So my last post got people worried, I guess. I apologize. I never intended that. Much like my old life, my new life throws curve balls, and sometimes they come faster and closer than I can process.
Last Friday, Connor's last school held a dedication ceremony for a tree planted for him. My dear friend Joe donated the tree and had it planted, a Little Gem Southern Dwarf Magnolia tree. The morning of the ceremony, the first bud opened on the tree.
His teacher, Liz, met us at the door and walked us over to the courtyard. The day was overcast, but as we stepped out, the clouds broke apart and the sun shone brightly on those gathered. The principal, Dan. Two of his former teachers, Bianca and Rachael. A few of his therapists. Parents and current students from the FLS class, many of whom he shared class with for 5 years. A group of 5th graders - his technical classmates based on age.

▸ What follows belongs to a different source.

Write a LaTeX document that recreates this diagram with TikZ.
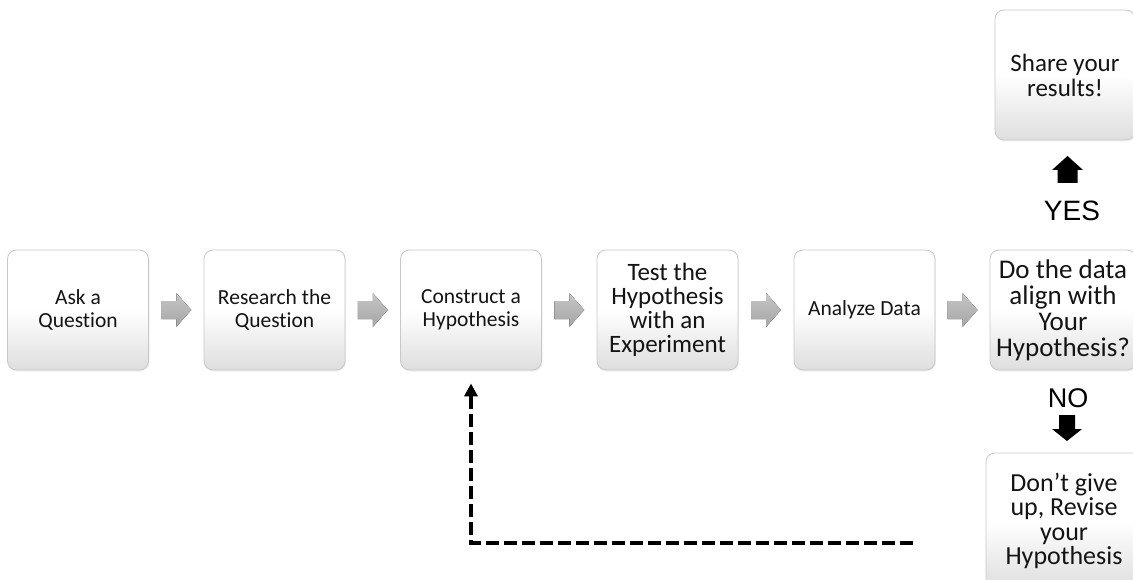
\documentclass[tikz,border=0pt]{standalone}
\usepackage{fontspec}
\setmainfont{Carlito}[Ligatures={NoCommon}]
\newfontfamily\arialfont{Liberation Sans}
\usetikzlibrary{calc,arrows.meta,shadows}
\definecolor{boxline}{RGB}{200,200,200}
\definecolor{boxbot}{RGB}{222,222,222}
\definecolor{txt}{RGB}{20,20,20}
\begin{document}
\begin{tikzpicture}[x=1pt,y=-1pt,
  stepbox/.style={draw=boxline, line width=0.8pt, rounded corners=9pt,
    top color=white, bottom color=boxbot, middle color=white,
    minimum width=141pt, minimum height=120pt, inner sep=0pt, align=center,
    text=txt, font=\fontsize{21.5}{22.5}\selectfont,
    drop shadow={opacity=0.12, shadow xshift=1pt, shadow yshift=-1.5pt}},
  answer/.style={font=\arialfont\fontsize{28}{28}\selectfont, text=black, inner sep=0pt},
  fb/.style={line width=4pt, dash pattern=on 13pt off 5pt, -{Triangle[width=13pt,length=13pt]}},
  grayarr/.pic={\fill[top color=gray!45, bottom color=gray!70]
      (-15,-9) -- (0,-9) -- (0,-17) -- (15,0) -- (0,17) -- (0,9) -- (-15,9) -- cycle;},
  uparr/.pic={\fill[black]
      (-10,13.5) -- (-10,0.5) -- (-15.5,0.5) -- (0,-13.5) -- (15.5,0.5) -- (10,0.5) -- (10,13.5) -- cycle;},
  downarr/.pic={\fill[black]
      (-8,-13) -- (-8,1) -- (-15,1) -- (0,13) -- (15,1) -- (8,1) -- (8,-13) -- cycle;}
]
\useasboundingbox (0,0) rectangle (1133,580);
\fill[white] (0,0) rectangle (1133,580);

\node[stepbox] (b1) at (78,310) {Ask a\\Question};
\node[stepbox] (b2) at (274.5,310) {Research the\\Question};
\node[stepbox] (b3) at (471,310) {Construct a\\Hypothesis};
\node[stepbox, font=\fontsize{25}{24}\selectfont] (b4) at (667.5,310) {Test the\\Hypothesis\\with an\\Experiment};
\node[stepbox] (b5) at (864.5,310) {Analyze Data};
\node[stepbox, minimum width=146pt, font=\fontsize{27}{26}\selectfont] (b6) at (1063,310) {Do the data\\align with\\Your\\Hypothesis?};
\node[stepbox, minimum width=140pt, minimum height=130pt, font=\fontsize{25}{25}\selectfont] (b7) at (1065,75) {Share your\\results!};
\node[stepbox, minimum width=156pt, minimum height=136pt, font=\fontsize{26}{24.5}\selectfont] (b8) at (1064,521) {Don’t give\\up, Revise\\your\\Hypothesis};

\pic at ($(b1.east)!0.5!(b2.west)$) {grayarr};
\pic at ($(b2.east)!0.5!(b3.west)$) {grayarr};
\pic at ($(b3.east)!0.5!(b4.west)$) {grayarr};
\pic at ($(b4.east)!0.5!(b5.west)$) {grayarr};
\pic at ($(b5.east)!0.5!(b6.west)$) {grayarr};

\pic at (1067.5,169.5) {uparr};
\node[answer] (yes) at (1072,210.5) {YES};
\node[answer, font=\arialfont\fontsize{27}{27}\selectfont] (no) at (1068,398) {NO};
\pic at (1067,428) {downarr};

\coordinate (dstart) at (913,543);
\draw[fb] (dstart) -| ([yshift=-13pt]b3.south);
\end{tikzpicture}
\end{document}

Liz stood on the small stage and read a lovely piece, talking about the team putting him on the bus the last day he went to school at the end of the day, and him looking back at each of his teachers, aides, therapists. No one knew at the time that it was his good-bye to them. I hadn't known that he'd done that until that moment. Then she introduced the 5th graders, and referred to them as the chorus, and they stood up and sang a beautiful version of "Times Like These" by Foo Fighters. The chorus included one of his classmates from Ashlawn, his first school. Two of his Barrett & Glebe (and Tuckahoe, come to think of it!) classmates, took rhythmic gymnastics ribbons and danced. We bawled. BAWLED. We hadn't know what to expect, but it certainly wasn't that. Tissues were passed to us.
After they were done, Lee and I each thanked everyone, and then added a small amount of dirt from his garden at home to the roots of the tree, so he could truly be a part of the growth.
Today, I dropped the other boys at school and thought back to that event, and what struck me was that people who were there participated because they love him. Currently, actively. One of the nicest things I consider now is that despite his absence, the love we feel isn't in the past, and that is an awesome thing. We LOVE him, and it will never be that we LOVED him. It's in this moment, every moment, and like the sun coming out on his ceremony, that brightens my day.